3 Days on Capitol Hill

As a member of the SLUO executive committee and co-chair of the Washington D.C. Trip subcommittee, I wanted to update people on the status of our annual trip to DC. There are currently 11 members of the team going to DC, representing diverse areas of the SLAC PPA user community: astronomy and astrophysics, collider physics, and neutrino physics. SLAC is part of a larger multi-team effort, representing users at SLAC and FNAL and in the US-LHC community. In total, there are about 45 people going, targeting about 220 Congressional offices.

Our focus will be the FY10 budget. FY09 is a done deal, and the stimulus is old news. Our focus is to keep up the effort in Congress to fund science as a priority, in the face of growing deficits and difficult political realities. We will communicate the nature and value of our work, its impact on districts, states, and the nation, and call for continued commitment to the doubling of the combined physical sciences budgets in NIST, NSF, and DOE as envisioned in the America COMPETES Act (ACA). The Congress authorized this doubling over 7 years, and the FY09 budget represented the first step in the commitment to that goal.

In the face of economic turmoil and competing political interests, we are eager to stress the power of curiosity-driven research to educate and train the next generation of leaders in science, technology, and many other areas of economic interest.
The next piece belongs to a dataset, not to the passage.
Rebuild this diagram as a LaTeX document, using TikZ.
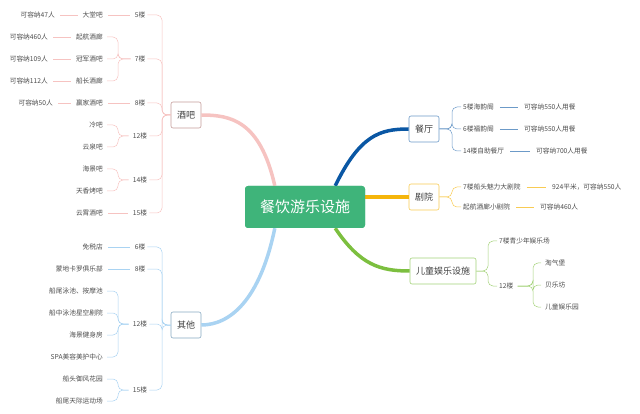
\documentclass[tikz,border=0pt]{standalone}
\usepackage{fontspec}
\setmainfont{Noto Sans CJK SC}
\begin{document}
\begin{tikzpicture}[x=1pt,y=-1pt,
 t/.style={font=\fontsize{6.7}{7}\selectfont,text=black!70,inner sep=2pt},
 le/.style={t,anchor=east},
 ri/.style={t,anchor=west},
 cat/.style={draw=#1,line width=0.6pt,rounded corners=2pt,fill=white,font=\fontsize{9}{10}\selectfont,text=black!75,minimum height=26pt,inner xsep=6pt},
 br/.style={draw=#1,line width=0.5pt,rounded corners=5pt},
 main/.style={draw=#1,line width=3.5pt}]
\useasboundingbox (0,0) rectangle (640,414);
\definecolor{pk}{HTML}{F6C3C1}\definecolor{lb}{HTML}{A9D3F2}
\definecolor{db}{HTML}{0A57A4}\definecolor{og}{HTML}{F5B50A}\definecolor{gr}{HTML}{7CBF3F}
\definecolor{cg}{HTML}{3FB47A}
\tikzset{center/.style={fill=cg,text=white,rounded corners=3pt,minimum width=120pt,minimum height=42pt,font=\fontsize{15}{17}\selectfont}}
\node[center] (c) at (305,207) {餐饮游乐设施};
\node[cat=pk!80!black] (jb) at (186,115) {酒吧};
\node[cat=lb!80!black] (qt) at (186,325) {其他};
\node[cat=db!60] (ct) at (424,129) {餐厅};
\node[cat=og!70] (jy) at (424,197) {剧院};
\node[cat=gr!70] (et) at (443,271) {儿童娱乐设施};
\draw[main=pk] (c.north west) ++(30,0) .. controls (260,120) and (230,115) .. (jb.east);
\draw[main=lb] (c.south west) ++(30,0) .. controls (260,300) and (230,325) .. (qt.east);
\draw[main=db] (c.north east) ++(-30,0) .. controls (360,135) and (380,129) .. (ct.west);
\draw[main=og] (c.east |- jy.west) -- (jy.west);
\draw[main=gr] (c.south east) ++(-30,0) .. controls (360,265) and (380,271) .. (et.west);
\node[center] (c2) at (c) {餐饮游乐设施};
% ---- bars
\foreach \n/\y/\s in {f5/15/5楼,f7/59/7楼,f8/103/8楼,f12/136/12楼,f14/180/14楼,f15/213/15楼}
  \node[t] (\n) at (140,\y) {\s};
\foreach \n in {f5,f7,f8,f12,f14,f15}
  \draw[br=pk] (jb.west) -- (162,115) |- (\n.east);
\foreach \n/\y/\s in {b1/15/大堂吧,b2/37/起航酒廊,b3/59/冠军酒吧,b4/81/船长酒廊,b5/103/赢家酒吧,b6/125/冷吧,b7/147/云泉吧,b8/169/海景吧,b9/191/天香烤吧,b10/213/云霄酒吧}
  \node[le] (\n) at (105,\y) {\s};
\foreach \n/\y/\s/\x in {k1/15/可容纳47人/57,k2/37/可容纳460人/50,k3/59/可容纳109人/50,k4/81/可容纳112人/50,k5/103/可容纳50人/55}
  \node[le] (\n) at (\x,\y) {\s};
\foreach \a/\b in {k1/b1,k2/b2,k3/b3,k4/b4,k5/b5,b1/f5,b5/f8,b10/f15}
  \draw[pk,line width=0.5pt] (\a.east) ++(3,0) -- ([xshift=-3pt]\b.west);
\foreach \f/\b in {f7/b2,f7/b3,f7/b4,f12/b6,f12/b7,f14/b8,f14/b9}
  \draw[br=pk] ([xshift=-2pt]\f.west) -- (118,0 |- \f.west) |- ([xshift=2pt]\b.east);
% ---- others
\foreach \n/\y/\s in {g6/247/6楼,g8/269/8楼,g12/324/12楼,g15/390/15楼}
  \node[t] (\n) at (140,\y) {\s};
\foreach \n in {g6,g8,g12,g15}
  \draw[br=lb] (qt.west) -- (162,325) |- (\n.east);
\foreach \n/\y/\s in {o1/247/免税店,o2/269/蒙地卡罗俱乐部,o3/291/船尾泳池、按摩池,o4/313/船中泳池星空剧院,o5/335/海景健身房,o6/357/SPA美容美护中心,o7/379/船头御风花园,o8/401/船尾天际运动场}
  \node[le] (\n) at (105,\y) {\s};
\foreach \a/\b in {o1/g6,o2/g8}
  \draw[lb,line width=0.5pt] (\a.east) ++(3,0) -- ([xshift=-3pt]\b.west);
\foreach \f/\b in {g12/o3,g12/o4,g12/o5,g12/o6,g15/o7,g15/o8}
  \draw[br=lb] ([xshift=-2pt]\f.west) -- (118,0 |- \f.west) |- ([xshift=2pt]\b.east);
% ---- restaurant
\foreach \n/\y/\s/\m/\x in {r1/107/5楼海韵阁/可容纳550人用餐/522,r2/129/6楼福韵阁/可容纳550人用餐/522,r3/151/14楼自助餐厅/可容纳700人用餐/534}{
  \node[ri] (\n) at (461,\y) {\s};
  \node[ri] (\n m) at (\x,\y) {\m};
  \draw[db!60,line width=0.5pt] (\n.east) ++(4,0) -- ([xshift=-4pt]\n m.west);
  \draw[br=db!60] (ct.east) -- (452,129) |- (\n.west);}
% ---- theatre
\foreach \n/\y/\s/\m/\x in {t1/187/7楼船头魅力大剧院/924平米，可容纳550人/550,t2/207/起航酒廊小剧院/可容纳460人/538}{
  \node[ri] (\n) at (461,\y) {\s};
  \node[ri] (\n m) at (\x,\y) {\m};
  \draw[og!70,line width=0.5pt] (\n.east) ++(4,0) -- ([xshift=-4pt]\n m.west);
  \draw[br=og!70] (jy.east) -- (452,197) |- (\n.west);}
% ---- children
\node[ri] (e1) at (497,241) {7楼青少年娱乐场};
\node[ri] (e2) at (497,286) {12楼};
\foreach \n in {e1,e2} \draw[br=gr!70] (et.east) -- (488,271) |- (\n.west);
\foreach \n/\y/\s in {h1/263/淘气堡,h2/285/贝乐坊,h3/307/儿童娱乐园}{
  \node[ri] (\n) at (543,\y) {\s};
  \draw[br=gr!70] ([xshift=2pt]e2.east) -- (533,0 |- e2.east) |- ([xshift=-2pt]\n.west);}
\end{tikzpicture}
\end{document}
We are excited to share a little about our work, hear what the Congress has to say  – their fears, their concerns, their priorities – and continue a conversation that, we hope, will serve as a relationship between Congress and the science they fund.
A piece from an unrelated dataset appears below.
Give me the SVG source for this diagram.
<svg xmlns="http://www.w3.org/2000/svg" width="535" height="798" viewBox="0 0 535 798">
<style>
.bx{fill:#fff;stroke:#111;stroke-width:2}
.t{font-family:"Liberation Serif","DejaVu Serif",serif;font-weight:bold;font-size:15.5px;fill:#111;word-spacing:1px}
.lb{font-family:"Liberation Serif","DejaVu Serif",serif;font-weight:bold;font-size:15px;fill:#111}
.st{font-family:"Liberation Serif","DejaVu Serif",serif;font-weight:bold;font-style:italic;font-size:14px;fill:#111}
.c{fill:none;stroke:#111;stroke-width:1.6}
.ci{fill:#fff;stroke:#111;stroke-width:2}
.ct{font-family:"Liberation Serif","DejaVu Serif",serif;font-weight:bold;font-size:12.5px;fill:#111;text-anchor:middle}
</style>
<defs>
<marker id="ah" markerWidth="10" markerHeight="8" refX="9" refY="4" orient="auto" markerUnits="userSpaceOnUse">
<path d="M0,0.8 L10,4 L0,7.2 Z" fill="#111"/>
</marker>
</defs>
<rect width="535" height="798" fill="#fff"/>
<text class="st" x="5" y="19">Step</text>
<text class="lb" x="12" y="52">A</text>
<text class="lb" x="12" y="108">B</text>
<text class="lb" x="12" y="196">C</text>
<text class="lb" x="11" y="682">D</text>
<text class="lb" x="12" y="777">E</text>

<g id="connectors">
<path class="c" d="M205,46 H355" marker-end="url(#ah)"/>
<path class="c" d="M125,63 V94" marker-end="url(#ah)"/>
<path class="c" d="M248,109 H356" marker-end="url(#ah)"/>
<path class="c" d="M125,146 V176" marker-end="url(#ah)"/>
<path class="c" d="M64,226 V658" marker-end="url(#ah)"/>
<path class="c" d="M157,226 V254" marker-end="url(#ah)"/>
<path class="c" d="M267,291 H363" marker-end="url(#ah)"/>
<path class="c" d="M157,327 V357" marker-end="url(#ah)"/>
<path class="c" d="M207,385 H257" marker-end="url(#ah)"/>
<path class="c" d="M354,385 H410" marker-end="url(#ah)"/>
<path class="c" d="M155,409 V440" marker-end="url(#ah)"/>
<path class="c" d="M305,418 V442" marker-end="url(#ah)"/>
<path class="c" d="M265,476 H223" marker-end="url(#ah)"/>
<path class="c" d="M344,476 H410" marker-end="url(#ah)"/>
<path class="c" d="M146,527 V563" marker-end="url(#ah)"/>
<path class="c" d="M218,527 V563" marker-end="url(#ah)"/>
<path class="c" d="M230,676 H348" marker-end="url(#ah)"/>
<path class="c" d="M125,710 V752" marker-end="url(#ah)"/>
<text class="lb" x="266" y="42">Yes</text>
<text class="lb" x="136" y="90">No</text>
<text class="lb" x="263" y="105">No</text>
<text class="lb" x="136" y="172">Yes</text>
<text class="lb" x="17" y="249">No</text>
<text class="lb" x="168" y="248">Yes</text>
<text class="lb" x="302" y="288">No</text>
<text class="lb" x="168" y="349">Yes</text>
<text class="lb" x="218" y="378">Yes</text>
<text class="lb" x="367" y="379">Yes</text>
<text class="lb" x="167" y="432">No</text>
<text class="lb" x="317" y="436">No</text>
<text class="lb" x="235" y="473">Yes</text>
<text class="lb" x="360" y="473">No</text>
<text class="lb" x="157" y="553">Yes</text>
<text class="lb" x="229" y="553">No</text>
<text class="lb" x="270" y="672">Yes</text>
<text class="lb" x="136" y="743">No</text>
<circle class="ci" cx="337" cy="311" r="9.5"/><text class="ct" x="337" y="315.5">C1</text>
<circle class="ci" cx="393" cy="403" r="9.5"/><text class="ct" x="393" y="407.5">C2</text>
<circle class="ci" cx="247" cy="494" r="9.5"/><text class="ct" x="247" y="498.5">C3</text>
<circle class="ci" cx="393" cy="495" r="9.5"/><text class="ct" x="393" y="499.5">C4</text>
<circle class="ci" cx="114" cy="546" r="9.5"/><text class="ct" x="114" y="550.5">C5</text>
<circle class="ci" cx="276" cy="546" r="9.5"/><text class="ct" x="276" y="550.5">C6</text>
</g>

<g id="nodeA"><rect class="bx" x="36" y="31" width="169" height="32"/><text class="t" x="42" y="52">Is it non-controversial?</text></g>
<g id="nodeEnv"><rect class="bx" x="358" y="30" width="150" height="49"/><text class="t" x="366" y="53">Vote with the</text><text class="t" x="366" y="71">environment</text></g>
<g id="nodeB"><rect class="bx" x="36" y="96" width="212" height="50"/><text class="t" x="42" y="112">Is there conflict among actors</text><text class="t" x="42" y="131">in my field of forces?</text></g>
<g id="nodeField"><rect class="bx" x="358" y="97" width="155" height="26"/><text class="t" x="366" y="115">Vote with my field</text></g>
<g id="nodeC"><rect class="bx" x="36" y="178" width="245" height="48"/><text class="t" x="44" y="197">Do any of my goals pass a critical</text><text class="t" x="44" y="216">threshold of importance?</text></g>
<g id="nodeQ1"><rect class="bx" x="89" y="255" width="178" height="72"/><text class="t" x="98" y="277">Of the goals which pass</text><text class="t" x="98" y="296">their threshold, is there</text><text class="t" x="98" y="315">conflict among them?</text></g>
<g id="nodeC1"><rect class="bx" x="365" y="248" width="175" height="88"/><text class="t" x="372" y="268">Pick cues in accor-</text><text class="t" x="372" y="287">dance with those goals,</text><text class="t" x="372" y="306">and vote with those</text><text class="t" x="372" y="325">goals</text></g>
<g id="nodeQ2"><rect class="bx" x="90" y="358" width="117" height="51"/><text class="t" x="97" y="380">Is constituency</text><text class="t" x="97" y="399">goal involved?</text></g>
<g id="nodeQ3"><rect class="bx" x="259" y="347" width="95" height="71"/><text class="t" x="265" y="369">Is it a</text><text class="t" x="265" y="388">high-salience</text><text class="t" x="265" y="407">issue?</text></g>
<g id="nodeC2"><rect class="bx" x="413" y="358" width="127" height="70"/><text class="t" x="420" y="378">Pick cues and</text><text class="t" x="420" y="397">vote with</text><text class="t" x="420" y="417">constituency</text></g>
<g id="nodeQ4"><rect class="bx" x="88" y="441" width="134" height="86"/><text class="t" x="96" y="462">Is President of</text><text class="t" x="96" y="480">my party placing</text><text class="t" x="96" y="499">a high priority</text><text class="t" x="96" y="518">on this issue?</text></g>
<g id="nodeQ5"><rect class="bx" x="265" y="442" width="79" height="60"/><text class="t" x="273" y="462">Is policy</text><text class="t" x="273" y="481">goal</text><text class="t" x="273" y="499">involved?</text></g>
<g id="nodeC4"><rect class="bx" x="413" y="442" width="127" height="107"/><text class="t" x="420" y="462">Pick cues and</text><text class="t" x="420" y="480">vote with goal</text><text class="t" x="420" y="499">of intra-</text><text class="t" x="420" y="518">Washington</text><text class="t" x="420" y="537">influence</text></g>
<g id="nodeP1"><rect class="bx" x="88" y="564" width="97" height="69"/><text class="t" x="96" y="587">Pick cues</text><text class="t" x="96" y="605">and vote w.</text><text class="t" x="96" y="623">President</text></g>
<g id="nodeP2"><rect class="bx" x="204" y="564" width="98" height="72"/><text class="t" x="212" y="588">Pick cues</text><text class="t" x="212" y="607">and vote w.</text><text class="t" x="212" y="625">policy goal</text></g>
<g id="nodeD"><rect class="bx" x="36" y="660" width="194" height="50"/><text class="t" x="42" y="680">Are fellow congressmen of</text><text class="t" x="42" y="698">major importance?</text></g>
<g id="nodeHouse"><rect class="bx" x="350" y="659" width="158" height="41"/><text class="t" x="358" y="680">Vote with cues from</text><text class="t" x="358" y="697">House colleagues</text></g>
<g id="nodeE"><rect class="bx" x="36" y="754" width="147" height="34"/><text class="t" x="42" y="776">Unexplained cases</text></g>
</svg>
The trip is April 28-May 1. If you have ideas or comments, you can send them to sluo.dc@gmail.com.

The revival of scienceaction.org?

Back in 2005, just after the March Washington lobbying effort by SLAC and Fermilab users, a few of us at SLAC decided to setup a website that could serve as a hub for political action by scientists. It was intended to be a resource more than an organization (unlike SEA, which formed later), a means to raise issues about pending science policy decisions and call for action by scientists on those issues. From the desire to have such a site, scienceaction.org was born.
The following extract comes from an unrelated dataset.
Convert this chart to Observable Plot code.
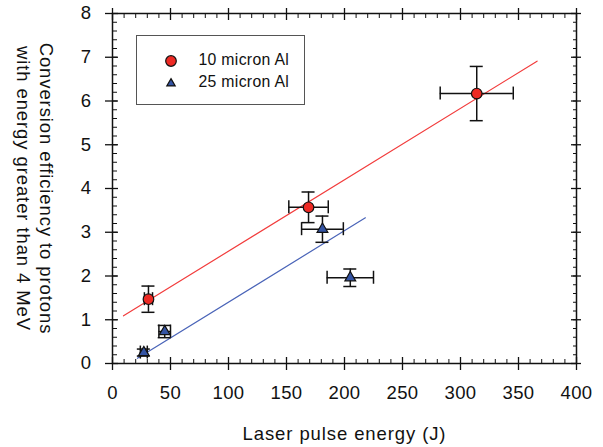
<!DOCTYPE html>
<html><head><meta charset="utf-8">
<script src="https://cdn.jsdelivr.net/npm/d3@7"></script>
<script src="https://cdn.jsdelivr.net/npm/@observablehq/plot@0.6"></script>
<style>
body{margin:0;background:#fff}
#wrap{position:relative;width:603px;height:447px;font-family:"Liberation Sans",Arial,sans-serif}
#legend{position:absolute;left:135.5px;top:35px;width:169px;height:70px;border:1px solid #555;box-sizing:border-box;background:#fff}
#legend .row{position:absolute;left:0;font-size:15.8px;letter-spacing:0.3px;color:#111;white-space:nowrap}
#legend svg{position:absolute}
#wrap svg [aria-label="text"]{letter-spacing:0.9px}
#wrap svg [aria-label$="tick label"]{letter-spacing:0.4px}
</style>
</head><body>
<div id="wrap"></div>
<script>
// Data
const seriesNames = ["10 micron Al", "25 micron Al"];
const energy10 = [31, 169, 314];
const eff10 = [1.47, 3.57, 6.17];
const energyErr10 = [3.5, 17, 31.5];
const effErr10 = [0.3, 0.35, 0.62];

const energy25 = [27, 45, 181, 205];
const eff25 = [0.25, 0.73, 3.07, 1.96];
const energyErr25 = [3, 5, 18, 20];
const effErr25 = [0.08, 0.14, 0.3, 0.2];

// fitted lines (endpoints)
const fitX10 = [9.5, 366];
const fitY10 = [1.09, 6.91];
const fitX25 = [21.5, 218];
const fitY25 = [0.12, 3.33];

const xMajor = [0, 50, 100, 150, 200, 250, 300, 350, 400];
const xMinor = d3.range(0, 401, 10);
const yMajor = [0, 1, 2, 3, 4, 5, 6, 7, 8];
const yMinor = d3.range(0, 8.001, 0.2).map(v => +v.toFixed(1));

const xTitle = "Laser pulse energy (J)";
const yTitle1 = "Conversion efficiency to protons";
const yTitle2 = "with energy greater than 4 MeV";

const redFill = "#ee2a24", blueFill = "#3454a4";
const redLine = "#f23c3c", blueLine = "#4a64b8";

const pts10 = energy10.map((x, i) => ({x, y: eff10[i], ex: energyErr10[i], ey: effErr10[i]}));
const pts25 = energy25.map((x, i) => ({x, y: eff25[i], ex: energyErr25[i], ey: effErr25[i]}));
const allPts = pts10.concat(pts25);
const fit10 = fitX10.map((x, i) => ({x, y: fitY10[i]}));
const fit25 = fitX25.map((x, i) => ({x, y: fitY25[i]}));

const cap = 6.5;
const errMarks = [
  Plot.ruleX(allPts, {x: "x", y1: d => d.y - d.ey, y2: d => d.y + d.ey, stroke: "#111", strokeWidth: 1.5}),
  Plot.ruleY(allPts, {y: "y", x1: d => d.x - d.ex, x2: d => d.x + d.ex, stroke: "#111", strokeWidth: 1.5}),
  Plot.ruleY(allPts, {y: d => d.y + d.ey, x1: "x", x2: "x", insetLeft: -cap, insetRight: -cap, stroke: "#111", strokeWidth: 1.5}),
  Plot.ruleY(allPts, {y: d => d.y - d.ey, x1: "x", x2: "x", insetLeft: -cap, insetRight: -cap, stroke: "#111", strokeWidth: 1.5}),
  Plot.ruleX(allPts, {x: d => d.x - d.ex, y1: "y", y2: "y", insetTop: -cap, insetBottom: -cap, stroke: "#111", strokeWidth: 1.5}),
  Plot.ruleX(allPts, {x: d => d.x + d.ex, y1: "y", y2: "y", insetTop: -cap, insetBottom: -cap, stroke: "#111", strokeWidth: 1.5})
];

const plot = Plot.plot({
  width: 603, height: 447,
  marginLeft: 112, marginRight: 27, marginTop: 13, marginBottom: 84,
  style: {fontFamily: '"Liberation Sans", Arial, sans-serif', fontSize: "18.5px", color: "#111", background: "#fff"},
  x: {domain: [0, 400]},
  y: {domain: [0, 8]},
  marks: [
    Plot.line(fit10, {x: "x", y: "y", stroke: redLine, strokeWidth: 1.2}),
    Plot.line(fit25, {x: "x", y: "y", stroke: blueLine, strokeWidth: 1.2}),
    ...errMarks,
    Plot.dot(pts10, {x: "x", y: "y", r: 5.3, symbol: "circle", fill: redFill, stroke: "#111", strokeWidth: 1.2}),
    Plot.dot(pts25, {x: "x", y: "y", r: 4.0, symbol: "triangle", fill: blueFill, stroke: "#111", strokeWidth: 1.2}),
    // bottom axis
    Plot.axisX({anchor: "bottom", ticks: xMajor, tickSize: 7, tickPadding: 15, label: null, tickFormat: d => String(d), stroke: "#111", strokeWidth: 1.3}),
    Plot.axisX({anchor: "bottom", ticks: xMajor, tickSize: -6, text: null, label: null, stroke: "#111", strokeWidth: 1.3}),
    Plot.axisX({anchor: "bottom", ticks: xMinor, tickSize: -4, text: null, label: null, stroke: "#111", strokeWidth: 1}),
    // top axis
    Plot.axisX({anchor: "top", ticks: xMajor, tickSize: 6, text: null, label: null, stroke: "#111", strokeWidth: 1.3}),
    Plot.axisX({anchor: "top", ticks: xMajor, tickSize: -6, text: null, label: null, stroke: "#111", strokeWidth: 1.3}),
    Plot.axisX({anchor: "top", ticks: xMinor, tickSize: -4, text: null, label: null, stroke: "#111", strokeWidth: 1}),
    // left axis
    Plot.axisY({anchor: "left", ticks: yMajor, tickSize: 7, tickPadding: 14, label: null, tickFormat: d => String(d), stroke: "#111", strokeWidth: 1.3}),
    Plot.axisY({anchor: "left", ticks: yMajor, tickSize: -6, text: null, label: null, stroke: "#111", strokeWidth: 1.3}),
    Plot.axisY({anchor: "left", ticks: yMinor, tickSize: -5, text: null, label: null, stroke: "#111", strokeWidth: 1}),
    // right axis
    Plot.axisY({anchor: "right", ticks: yMajor, tickSize: 4, text: null, label: null, stroke: "#111", strokeWidth: 1.3}),
    Plot.axisY({anchor: "right", ticks: yMajor, tickSize: -6, text: null, label: null, stroke: "#111", strokeWidth: 1.3}),
    Plot.axisY({anchor: "right", ticks: yMinor, tickSize: -4, text: null, label: null, stroke: "#111", strokeWidth: 1}),
    Plot.frame({stroke: "#111", strokeWidth: 1.5}),
    // titles
    Plot.text([xTitle], {text: d => d, frameAnchor: "bottom", lineAnchor: "bottom", dy: 76, fontSize: 18.5, fill: "#111"}),
    Plot.text([yTitle1], {text: d => d, frameAnchor: "left", rotate: 90, textAnchor: "middle", lineAnchor: "middle", dx: -67, fontSize: 18.5, fill: "#111"}),
    Plot.text([yTitle2], {text: d => d, frameAnchor: "left", rotate: 90, textAnchor: "middle", lineAnchor: "middle", dx: -90, fontSize: 18.5, fill: "#111"})
  ]
});
const wrap = document.getElementById("wrap");
wrap.appendChild(plot);

// legend (HTML overlay)
const legend = document.createElement("div");
legend.id = "legend";
const legendSyms = [
  `<circle cx="8" cy="8" r="5.3" fill="${redFill}" stroke="#111" stroke-width="1.2"/>`,
  `<path d="${d3.symbol(d3.symbolTriangle2, Math.PI * 4.0 * 4.0)()}" transform="translate(8,8.5)" fill="${blueFill}" stroke="#111" stroke-width="1.2"/>`
];
seriesNames.forEach((name, i) => {
  const cy = 25 + i * 21.5;
  const svg = document.createElementNS("http://www.w3.org/2000/svg", "svg");
  svg.setAttribute("width", 16); svg.setAttribute("height", 16);
  svg.style.left = (34.5 - 8) + "px"; svg.style.top = (cy - 8) + "px";
  svg.innerHTML = legendSyms[i];
  legend.appendChild(svg);
  const row = document.createElement("div");
  row.className = "row";
  row.style.left = "62px";
  row.style.top = (cy - 10) + "px";
  row.textContent = name;
  legend.appendChild(row);
});
wrap.appendChild(legend);
</script>
</body></html>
After the NUFO meeting last week, I came to realize that while scienceaction.org never took off, there is still a latent demand out there for such a resource. Users’ organizations, based at government labs and seeking non-government resources to express their needs to politicians, are in a tough position. They need a site they can use to create letters, call for action, and circulate news about the current status of U.S. science funding policy and activity.

I revamped the site over the weekend, migrating from the old Zope site to a more modern web framework.

I invite all interested parties to contact me about becoming “correspondents” for the site. Your role would then be to post news you find or hear, initiate calls to action from subscribers to the site, and spread the word about the need for all scientists to be citizen scientists.

The software is also going to migrate to the new framework, allowing issue letters to be created and then tracked on calls to action. My goal is to provide a flexible set of tools to establish such letters, get them to the community, and estimate how many people are trying to send these letters.